Should I send a goodbye message to the whole team or just close colleagues?+
Both. Send a brief, warm message to the broader team (via Slack or email) thanking everyone generally. Then send individual messages to the people you worked with most closely — these should be more personal and specific. The group message shows professionalism; the individual ones show you cared.
What do you write when a coworker is leaving?+
Focus on their impact, not just the fact that they're leaving. Mention something specific they contributed — a skill they taught you, a project they led, or a quality that made the team better. Avoid generic phrases like "Good luck!" on their own. Even adding one personal detail transforms a forgettable message into a meaningful one.
Is it unprofessional to get emotional in a goodbye message?+
Not at all. Showing genuine emotion in a goodbye message is a sign of authenticity, not unprofessionalism. The most memorable farewell messages are the ones that feel real. That said, keep the tone appropriate for your workplace — heartfelt is great, overly dramatic can make people uncomfortable. A good rule: if it would make the person smile, it's the right level of emotion.
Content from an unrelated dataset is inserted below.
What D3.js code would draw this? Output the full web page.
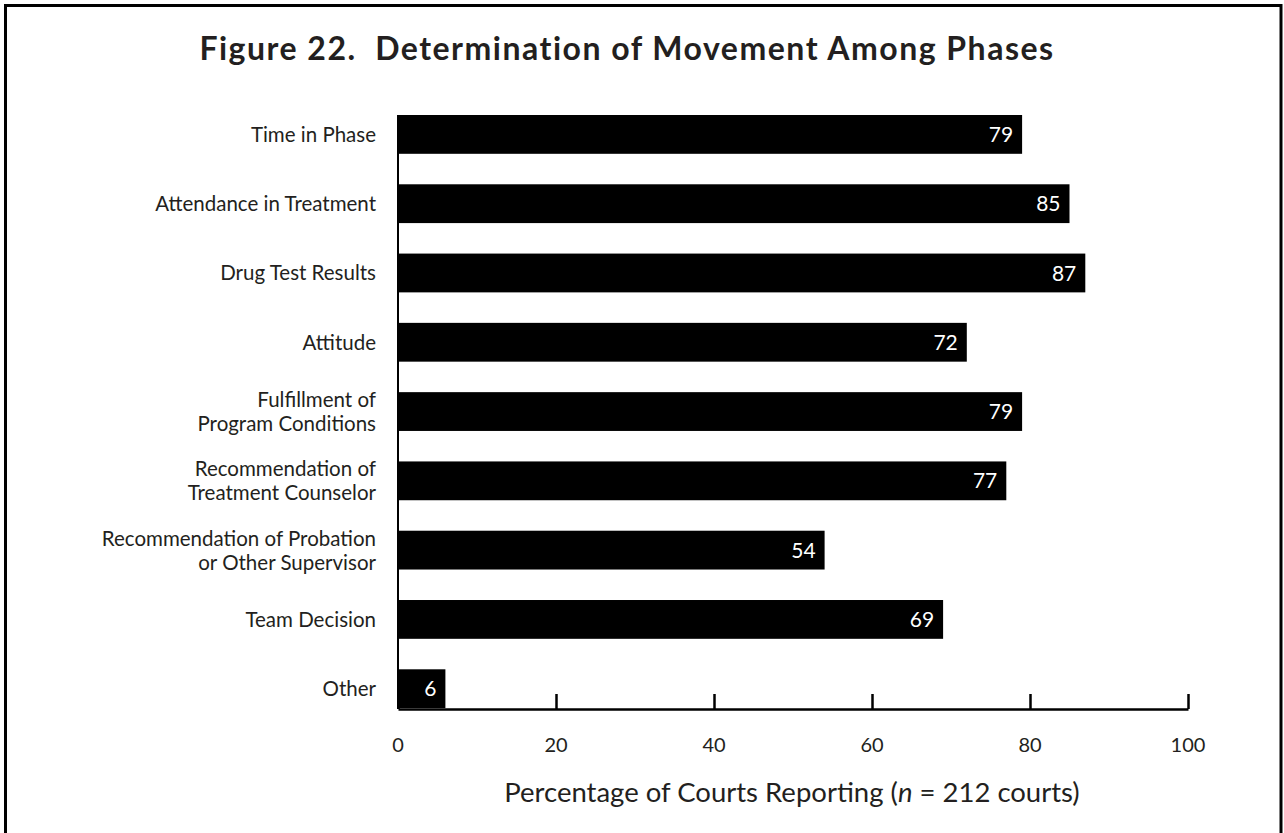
<!DOCTYPE html>
<html>
<head>
<meta charset="utf-8">
<script src="https://cdn.jsdelivr.net/npm/d3@7"></script>
<style>
  body { margin: 0; background: #fff; }
  svg { display: block; font-family: Lato, "Open Sans", sans-serif; }
</style>
</head>
<body>
<div id="chart"></div>
<script>
// values
let categories = [
  ["Time in Phase"],
  ["Attendance in Treatment"],
  ["Drug Test Results"],
  ["Attitude"],
  ["Fulfillment of", "Program Conditions"],
  ["Recommendation of", "Treatment Counselor"],
  ["Recommendation of Probation", "or Other Supervisor"],
  ["Team Decision"],
  ["Other"]
];
let percents = [79, 85, 87, 72, 79, 77, 54, 69, 6];
let tick_values = [0, 20, 40, 60, 80, 100];

let width = 1284;
let height = 833;
let ink = "#231f20";

let margin = { top: 115, left: 398, right: 96, bottom: 124 };

let svg = d3.select("#chart")
  .append("svg")
    .attr("width", width)
    .attr("height", height);

// frame
svg.append("rect")
  .attr("x", 5.5)
  .attr("y", 5.5)
  .attr("width", 1275.5)
  .attr("height", 840)
  .attr("fill", "none")
  .attr("stroke", "#000")
  .attr("stroke-width", 3);

svg.append("text")
  .attr("x", 627)
  .attr("y", 60)
  .attr("text-anchor", "middle")
  .attr("font-size", 32)
  .attr("font-weight", "bold")
  .attr("letter-spacing", 1.5)
  .attr("fill", ink)
  .attr("xml:space", "preserve")
  .text("Figure 22.  Determination of Movement Among Phases");

let x = d3.scaleLinear()
  .domain([0, 100])
  .range([margin.left, width - margin.right]);

let idx = d3.range(categories.length);
let y = d3.scaleBand()
  .domain(idx)
  .range([115, 115 + 65.9 * categories.length])
  .paddingInner(0.44)
  .paddingOuter(0);

let axis_y = 709;

// bars
svg.append("g")
  .selectAll("rect")
  .data(idx)
  .join("rect")
    .attr("x", x(0))
    .attr("y", d => y(d))
    .attr("width", d => x(percents[d]) - x(0))
    .attr("height", y.bandwidth())
    .attr("fill", "#000");

// value labels inside bars
svg.append("g")
  .selectAll("text")
  .data(idx)
  .join("text")
    .attr("x", d => x(percents[d]) - 9)
    .attr("y", d => y(d) + y.bandwidth() / 2)
    .attr("dy", "0.36em")
    .attr("text-anchor", "end")
    .attr("font-size", 21)
    .attr("fill", "#fff")
    .text(d => percents[d]);

// category labels
let cat = svg.append("g")
  .selectAll("text")
  .data(idx)
  .join("text")
    .attr("text-anchor", "end")
    .attr("font-size", 20.5)
    .attr("fill", ink);

cat.each(function(d) {
  let lines = categories[d];
  let mid = y(d) + y.bandwidth() / 2;
  let lh = 24;
  let first = mid - (lines.length - 1) * lh / 2;
  d3.select(this).selectAll("tspan")
    .data(lines)
    .join("tspan")
      .attr("x", 376)
      .attr("y", (l, i) => first + i * lh)
      .attr("dy", "0.36em")
      .text(l => l);
});

// y axis line
svg.append("line")
  .attr("x1", x(0)).attr("x2", x(0))
  .attr("y1", y(0)).attr("y2", axis_y)
  .attr("stroke", "#000")
  .attr("stroke-width", 2);

// x axis with ticks pointing up
let x_axis = d3.axisTop(x)
  .tickValues(tick_values)
  .tickSize(15)
  .tickSizeOuter(0)
  .tickFormat("");

let gx = svg.append("g")
  .attr("transform", "translate(0," + axis_y + ")")
  .call(x_axis);
gx.select(".domain").attr("stroke", "#000").attr("stroke-width", 2.5);
gx.selectAll(".tick line").attr("stroke", "#000").attr("stroke-width", 2.5);

svg.append("g")
  .selectAll("text")
  .data(tick_values)
  .join("text")
    .attr("x", d => x(d))
    .attr("y", 752)
    .attr("text-anchor", "middle")
    .attr("font-size", 20)
    .attr("fill", ink)
    .text(d => d);

let xt = svg.append("text")
  .attr("x", 792)
  .attr("y", 802)
  .attr("text-anchor", "middle")
  .attr("font-size", 27.5)
  .attr("fill", ink);
xt.append("tspan").text("Percentage of Courts Reporting (");
xt.append("tspan").attr("font-style", "italic").text("n");
xt.append("tspan").text(" = 212 courts)");
</script>
</body>
</html>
How do I say goodbye when I'm leaving for a competitor?+
Keep it gracious and forward-looking. Thank the team for the experience without mentioning your new employer by name in a group setting. Focus on what you gained and the relationships you built. Something like: "I'm grateful for everything I learned here and the people I got to learn from. This team set the bar high for what great collaboration looks like." If colleagues ask directly, be honest but brief.
When should I send my goodbye message — last day or before?+
Send your group goodbye message on your last day or the day before. This gives people a chance to respond and say goodbye in person (or over Slack). Sending it too early can make the remaining days awkward, and sending it after you've left means you miss the chance for real-time responses and final conversations.